As a church we have those same questions. What is the impact of this community? What does success look like? Are we being successful?

These are important questions for us to ask. After all, if Jesus entrusted the good news of grace, salvation, and new life to the church, then we must take seriously the responsibility of stewarding that message and that mission. The church is the vehicle through which Hope is being offered to the world. There is not a backup plan. We are it. In describing what is at stake for the world if the church does not succeed, Bill Hybels simply states, “It's the church or it's lights out.”

The mission of the church is so important that we ought to do everything we can to know if the mission is being achieved, to know if we are successful.

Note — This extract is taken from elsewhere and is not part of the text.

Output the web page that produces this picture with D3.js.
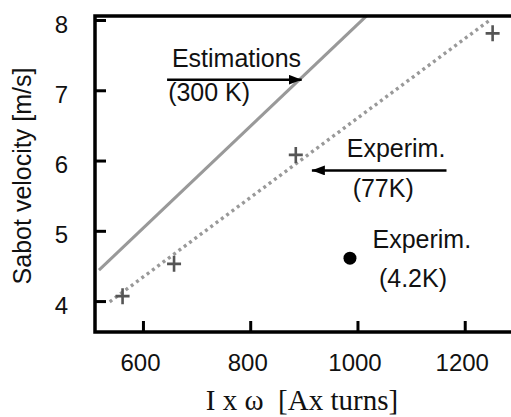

There are two complementary ways to begin to understand if we are being “successful” as a church. The first is to measure movement. This is relatively easy to do and can tell you a lot about the health of the environments of the church. After all, healthy things tend to grow.

We measure movement in Summit not only within individual environments, but also in movement between environments. Doing so complicates our ability to measure movement only slightly and gives a much fuller picture of what is happening in the church.

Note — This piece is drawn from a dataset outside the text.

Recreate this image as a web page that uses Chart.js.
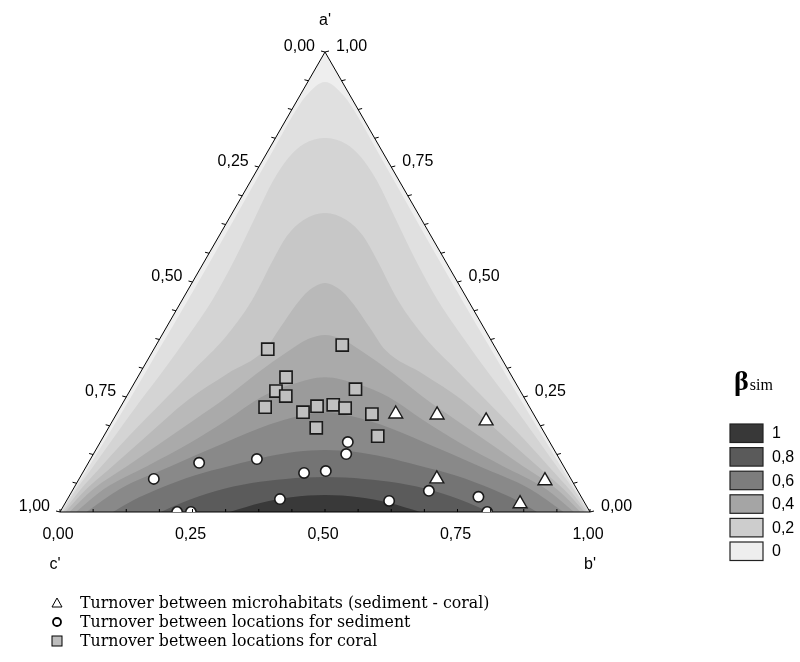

For example, if attendance is up, that tends to be good news. However, when attendance is up in worship services only, and there is not a corresponding trend with Connect groups or niceSERVE, then we have good news mixed with the challenge to engage people more effectively in taking their next right step in living out Summit’s vision. We have a participation win but an engagement challenge.

Measuring movement, though important, does not tell the whole story of the effectiveness of the church, however. There is another thing we must look at in addition to movement, and that is transformation. After all, while movement hints at transformation and tends to indicate health, and is necessary for transformation to happen, it is not the goal. God changing lives is the goal.

The question is: How do you measure transformation and individual life change?

The answer: Stories.

Stories of lives actually being changed are the only true means of knowing what the numbers (the ones that measure movement) hint at, that lives are being transformed in this place. For the church, success is measured in stories.

I have the privilege of hearing a lot of stories that tell of transformation, and we will be sharing some of those in this “Good Stories” blog series over the course of this year. We will be sharing these stories so we can see the work of God in this place and share in the challenge to be the church at its best for the sake of those who do not yet know that transformation is possible.

And hopefully it will be a good reminder for those of us who are being transformed already. After all, if New Year’s resolutions teach us anything, they teach us we cannot transform ourselves. We can measure movement, we can change our habits, but it takes a miracle to become who we were made to be.